Kotek spokeswoman Elisabeth Shepard confirmed that Meliah Masiba, the legislative director for the Department of Administrative Services, joined the governor’s office on a six-month rotation that began Monday. Masiba will explore creating the new office and “assist and support the current first spouse in her official capacity in support of the administration,” according to the governor’s office.

Kotek’s plan, first reported by Willamette Week, comes as three top staffers left the governor’s office, departures some sources speculated were due to conflicts with Kotek Wilson. The governor’s office has declined to say why Chief of Staff Andrea Cooper, Deputy Chief of Staff Lindsey O’Brien and special adviser Abby Tibbs are leaving the office and have not yet turned over public records requested by the Capital Chronicle that could provide clarity. Shepard said Monday the three employees have not turned in resignation letters.

Cooper will leave Friday. Tibbs, a longtime lobbyist for Oregon Health & Science University, will return to the university on Sunday. O’Brien will go on leave April 5, and the governor’s office declined to say Friday whether O’Brien will return from that leave.

The governor’s office will pay Masiba her DAS salary of $11,984 per month, or nearly $72,000 for her six months in the governor’s office. She’ll report to acting Chief of Staff Chris Warner.

One of her first tasks will be joining Kotek Wilson at the National Governors’ Association’s annual first spouses retreat, which will be held in Salt Lake City Tuesday and Wednesday.

Mary Rowinski, the state employee who manages Mahonia Hall, will also attend, as will officers from Oregon State Police’s Dignitary Protection Unit. The association will pay for Kotek Wilson’s travel and lodging and reimburse most costs for state staff, according to the governor’s office.

Kotek ordered state police beginning in March to consistently provide security for Kotek Wilson when she attends events as a representative of the governor’s office. Thus far, Kotek Wilson has averaged less than one event per month, according to the governor’s office.

The governor’s office plans to cover the costs of increased security with its existing budget, which totaled nearly $31 million in the current two-year budget cycle.

Kotek Wilson has an office in the governor’s office that’s approximately 8 feet by 8 feet, the same size as other offices, Shepard said. She has attended several of Kotek’s standing weekly meetings with staff about behavioral health initiatives. Kotek Wilson has a masters in social work from Portland State University and has worked on social justice and social welfare issues.

Governors’ spouses typically take a back seat in Oregon, but they have held more prominent roles in other states. In California, for instance, First Partner Jennifer Seibel Newsom leads campaigns focused on children’s mental and physical health and women’s equality. And in Washington, a state employee serves as First Lady Trudi Inslee’s assistant. According to the National Governors Association, many states have staff supporting the governor’s spouse.

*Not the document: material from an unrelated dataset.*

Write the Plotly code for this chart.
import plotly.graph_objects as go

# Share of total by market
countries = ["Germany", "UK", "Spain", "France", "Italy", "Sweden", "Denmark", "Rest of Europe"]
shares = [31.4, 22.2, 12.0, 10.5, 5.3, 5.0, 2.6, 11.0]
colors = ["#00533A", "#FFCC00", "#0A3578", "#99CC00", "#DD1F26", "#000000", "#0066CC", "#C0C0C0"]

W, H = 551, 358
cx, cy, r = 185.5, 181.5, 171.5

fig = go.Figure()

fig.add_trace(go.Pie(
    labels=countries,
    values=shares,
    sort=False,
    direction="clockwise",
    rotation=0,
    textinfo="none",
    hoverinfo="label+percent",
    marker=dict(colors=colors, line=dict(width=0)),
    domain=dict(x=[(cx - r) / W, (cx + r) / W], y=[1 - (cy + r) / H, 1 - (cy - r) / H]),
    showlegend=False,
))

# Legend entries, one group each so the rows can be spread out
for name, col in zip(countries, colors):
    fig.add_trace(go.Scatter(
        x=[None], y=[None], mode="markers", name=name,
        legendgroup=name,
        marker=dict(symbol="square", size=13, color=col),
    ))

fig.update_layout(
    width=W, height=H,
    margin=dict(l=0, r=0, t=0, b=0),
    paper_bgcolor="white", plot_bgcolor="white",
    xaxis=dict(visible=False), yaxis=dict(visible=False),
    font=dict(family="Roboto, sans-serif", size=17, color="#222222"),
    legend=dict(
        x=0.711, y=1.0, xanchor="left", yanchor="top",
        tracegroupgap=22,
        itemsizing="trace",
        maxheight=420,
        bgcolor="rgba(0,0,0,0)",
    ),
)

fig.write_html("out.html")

Former Gov. Kate Brown’s husband, Dan Little, joined her at some public events and state travel but overall kept a low profile. Brown took over after former Gov. John Kitzhaber resigned because of an influence-peddling scandal involving his fiancée, Cylvia Hayes. Before Kitzhaber’s resignation, top staff in his office were concerned about conflicts of interest involving Hayes and tried to minimize her role in the governor’s office, according to reporting from Willamette Week at the time.

Kotek Wilson has been more visible, including accompanying Kotek to most stops on her 36-county tour of the state in 2023 and sitting in on discussions about housing, behavioral health and education during the tour. During a December interview with the Capital Chronicle, Kotek said it was helpful to have Kotek Wilson with her both to show Oregonians that they were a family and because of Kotek Wilson’s social work experience.

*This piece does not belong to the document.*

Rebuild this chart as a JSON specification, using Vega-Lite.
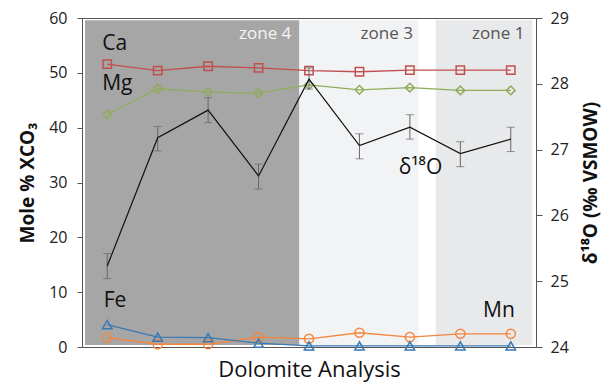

“We knew we’d be talking about mental health and addiction issues,” Kotek said. “Because of the First Lady’s background, just having her hear from local practitioners what was going on, that’s been a very helpful feedback loop as we continue to set our priorities in that area.”

The governor’s office added more information about Kotek Wilson, including a form to invite her to events, to the “about” page on the office’s website at some point since the page was last archived by the Wayback Machine in December.